Take ‘national’ out of National Day of Prayer

Last month U.S. District Judge Barbara Crabb dared go where no judge has gone before and declared the National Day of Prayer unconstitutional. Don’t look for her name on the short list of Supreme Court nominees anytime soon.

Judge Crabb stayed her order pending appeal, permitting official prayer-day observances to go forward as planned this past Thursday.

In her emperor-has-no-clothes decision, Judge Crabb exposed the long-standing but much-ignored contradiction between the First Amendment’s prohibition against government endorsement of religion and annual presidential proclamations calling on Americans to pray.

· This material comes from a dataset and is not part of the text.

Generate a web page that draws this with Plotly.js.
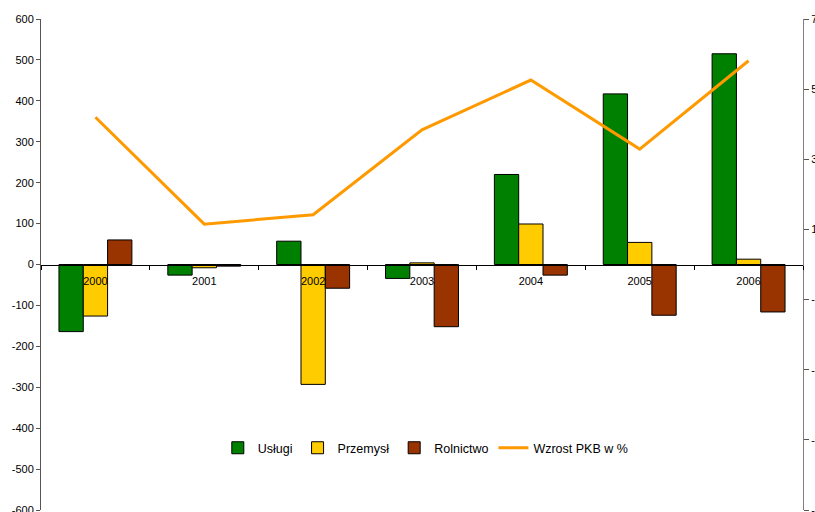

Prayer is deeply important to millions of Americans, Crabb wrote, but that “does not mean that the government may enact a statute in support of it, any more than the government may encourage citizens to fast during the month of Ramadan, attend a synagogue, purify themselves in a sweat lodge or practice rune magic.”

Crabb’s ruling is almost certain to be overturned because few public officials, even appeals court judges with life tenure, want to be seen as opposing prayer. A higher court will likely paper over the problem by characterizing the government call to prayer as a mere “acknowledgement” of tradition with no more religious meaning than the annual proclamation of Ground Hog Day.

Today’s lawsuits and conflicts over state-sponsored prayer are far removed from the wide public acceptance of National Day of Prayer when it was first mandated by Congress in 1952. Millions of Americans now differ openly about how to pray, what to pray and to whom to pray — and many others don’t pray at all. What unified us back then (on the surface, at least) divides us now — and summons us to court.

For this year’s object lesson in the folly of organizing state-sponsored prayer meetings in a pluralistic society, look no further than the flap over Franklin Graham, who was disinvited from speaking at the Pentagon’s prayer event. Graham, it turns out, has had harsh words for Islam, calling it a “very evil and wicked religion” that “enslaves” Muslims.

Pentagon officials decided it would be “problematic” to include Graham when all-inclusive prayers will be the order of the multifaith day. Graham called the revocation a “slap at all evangelical Christians” and a restriction on his “religious rights.” Ironically, Graham is the son of famed evangelist Billy Graham, whose sermons at a crusade in Washington, D.C., nearly 60 years ago led Congress to establish the National Day of Prayer.

Franklin Graham was invited in the first place because he is the honorary chairman of the National Day of Prayer Task Force, an organization chaired by Shirley Dobson, wife of conservative Christian leader James Dobson. From all appearances, you might assume that the task force is a government-related entity responsible for organizing the National Day of Prayer — especially after visiting their Web site and seeing the words “official site” prominently featured with the Great Seal of the United States as the backdrop.

But you would be mistaken. Dobson’s group is actually a private organization that organizes prayer-day events around the nation, many in concert with local government officials. Founded in 1983, the task force rejects the multifaith approach commonly found at Pentagon observances and White House prayer breakfasts and limits speakers to those who share their interpretation of the Christian faith.

The task force appears to want to have it both ways: A congressionally mandated, presidential call to prayer (since we are, they believe, founded to be a Christian nation) but with most of the actual prayer-day events led by theologically correct pastors.

Dobson and others on the task force, of course, have every right to pray as their faith prescribes. But if they care about protecting the autonomy and integrity of religion, they should surrender the “national” part, including all suggestions that a day of prayer is an official, government-sanctioned observance.

Religious liberty requires protecting the freedom of evangelicals to proclaim a Day of Prayer — and the freedom of Catholics, Hindus, Jews and others to organize their own Days of Prayer. And the freedom of the 16 percent of Americans who have no religious affiliation to sit on their hands if they so choose.

Taking the “national” out of the National Day of Prayer by barring government from calling the nation to prayer isn’t anti-prayer or hostile to religious faith. On the contrary, “no establishment” under the First Amendment is an essential condition for authentic prayer and genuine faith.